Truckers: TIGA Misrepresented Freight Revenues Used To Calculate Pay-Outs
The truckers hope to bring a class-action status suit against TIGA Logistics for substantially underpaying drivers by “misrepresenting the freight revenues used to calculate pay-outs.” The drivers say that TIGA was supposed to pay them 70 to 75% of freight revenue that it collected from customers, but the company then misrepresented the amount that they charge customers. Further, the lawsuit says that the company refused to let drivers examine rate sheets so that the drivers were unable to determine how much customers were being charged.
Lawsuit Says Company Padded Charges Deducted From Pay-Outs
The drivers also allege that TIGA improperly added expenses and fees so that they could pad deductions from their payouts. For example, they were charged a 10% fee on non-fuel purchases and a 2% surcharge on fuel purchases charged to a company card.

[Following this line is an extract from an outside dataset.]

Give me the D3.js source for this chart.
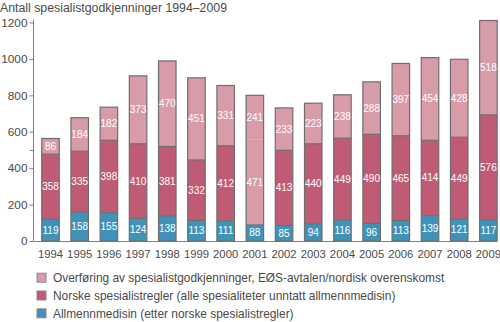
<!DOCTYPE html>
<html><head><meta charset="utf-8">
<script src="https://cdn.jsdelivr.net/npm/d3@7"></script>
<style>body{margin:0;background:#fff}svg{display:block;font-family:"Liberation Sans",Arial,sans-serif}</style>
</head><body>
<svg id="c" width="500" height="322"></svg>
<script>
const years = ["1994","1995","1996","1997","1998","1999","2000","2001","2002","2003","2004","2005","2006","2007","2008","2009"];
const allmenn = [119,158,155,124,138,113,111,88,85,94,116,96,113,139,121,117];
const norske = [358,335,398,410,381,332,412,471,413,440,449,490,465,414,449,576];
const overforing = [86,184,182,373,470,451,331,241,233,223,238,288,397,454,428,518];
const yTicks = [0,200,400,600,800,1000,1200];
const minorTicks = [500];
const seriesNames = ["Overføring av spesialistgodkjenninger, EØS-avtalen/nordisk overenskomst","Norske spesialistregler (alle spesialiteter unntatt allmennmedisin)","Allmennmedisin (etter norske spesialistregler)"];
const colors = {allmenn:"#3f93b9", norske:"#bf5b74", overforing:"#d89ca8"};
// In the original, the 2001 middle segment is drawn in the light colour
const colorOverride = {"2001": {norske: "overforing"}};

const svg = d3.select("#c");
const x = d3.scaleBand().domain(years).range([35.9, 503]).paddingInner(0.4).paddingOuter(0.2);
const y = d3.scaleLinear().domain([0,1200]).range([241,22.5]);
const textCol = "#4a4a4a", axisCol = "#808080", strokeCol = "#6e6e6e";

svg.append("text").attr("x",0).attr("y",12).attr("font-size",12.3).attr("fill",textCol)
  .text("Antall spesialistgodkjenninger 1994–2009");

// y axis
const yAxis = d3.axisLeft(y).tickValues(yTicks).tickSize(4).tickPadding(2).tickFormat(d3.format("d"));
const ga = svg.append("g").attr("transform","translate(33.5,0)").call(yAxis);
ga.select(".domain").attr("stroke",axisCol).attr("d","M0,19.5V241");
ga.selectAll(".tick line").attr("stroke",axisCol);
ga.selectAll(".tick text").attr("fill",textCol).attr("font-size",11.8).attr("font-family","Liberation Sans, Arial, sans-serif");
ga.selectAll(".minor").data(minorTicks).enter().append("line").attr("class","minor")
  .attr("x1",-4).attr("x2",0).attr("y1",d=>y(d)+0.5).attr("y2",d=>y(d)+0.5).attr("stroke",axisCol);

// baseline
svg.append("line").attr("x1",33.5).attr("x2",497).attr("y1",y(0)+0.5).attr("y2",y(0)+0.5).attr("stroke",axisCol);

const keys = ["allmenn","norske","overforing"];
const vals = {allmenn, norske, overforing};
years.forEach((yr,i)=>{
  let base = 0;
  const g = svg.append("g");
  const segs = keys.map(k=>{
    const v = vals[k][i];
    const ck = (colorOverride[yr] && colorOverride[yr][k]) || k;
    const s = {k, v, y0: base, y1: base+v, ck};
    base += v; return s;
  });
  segs.forEach(s=>{
    g.append("rect").attr("x",x(yr)).attr("width",x.bandwidth())
      .attr("y",y(s.y1)).attr("height",y(s.y0)-y(s.y1)).attr("fill",colors[s.ck]);
  });
  for(let j=1;j<segs.length;j++){
    if(segs[j].ck!==segs[j-1].ck){
      g.append("line").attr("x1",x(yr)).attr("x2",x(yr)+x.bandwidth())
        .attr("y1",y(segs[j].y0)).attr("y2",y(segs[j].y0)).attr("stroke",strokeCol).attr("stroke-width",1.2);
    }
  }
  g.append("rect").attr("x",x(yr)).attr("width",x.bandwidth())
    .attr("y",y(base)).attr("height",y(0)-y(base)).attr("fill","none").attr("stroke",strokeCol).attr("stroke-width",1.2);
  segs.forEach(s=>{
    g.append("text").attr("x",x(yr)+x.bandwidth()/2).attr("y",y((s.y0+s.y1)/2)+3.5)
      .attr("text-anchor","middle").attr("font-size",10).attr("fill","#fff").text(s.v);
  });
  svg.append("text").attr("x",x(yr)+x.bandwidth()/2).attr("y",258).attr("text-anchor","middle")
    .attr("font-size",11.3).attr("fill",textCol).text(yr);
});

// legend
const legKeys = ["overforing","norske","allmenn"];
legKeys.forEach((k,i)=>{
  const cy = 277.7 + i*17.8;
  svg.append("rect").attr("x",37).attr("y",cy-4.5).attr("width",9).attr("height",9)
    .attr("fill",colors[k]).attr("stroke","#888").attr("stroke-width",1);
  svg.append("text").attr("x",53).attr("y",cy+4.2).attr("font-size",11.9).attr("fill",textCol).text(seriesNames[i]);
});
</script>
</body></html>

Lease-Purchase Program Called Into Question
The lawsuit further alleges that TIGA uses duplicitous practices in its lease-purchase program. The drivers say that the company maintained escrow accounts holding money paid by drivers for maintenance costs. The suit claims that if the funds in the escrow accounts grow large enough, the company would terminate its contract with the driver, demand the return of leased equipment, and then kept the money in the escrow account.
If courts approve a class action status for the suit, it could impact as many as 200 truck drivers.
The drivers are seeking actual and punitive damages, as well as a return of escrow funds and any profit that was made off of those funds.
TIGA is a Woodlands, Texas, based trucking company that hauls crude oil in Oklahoma and New Mexico.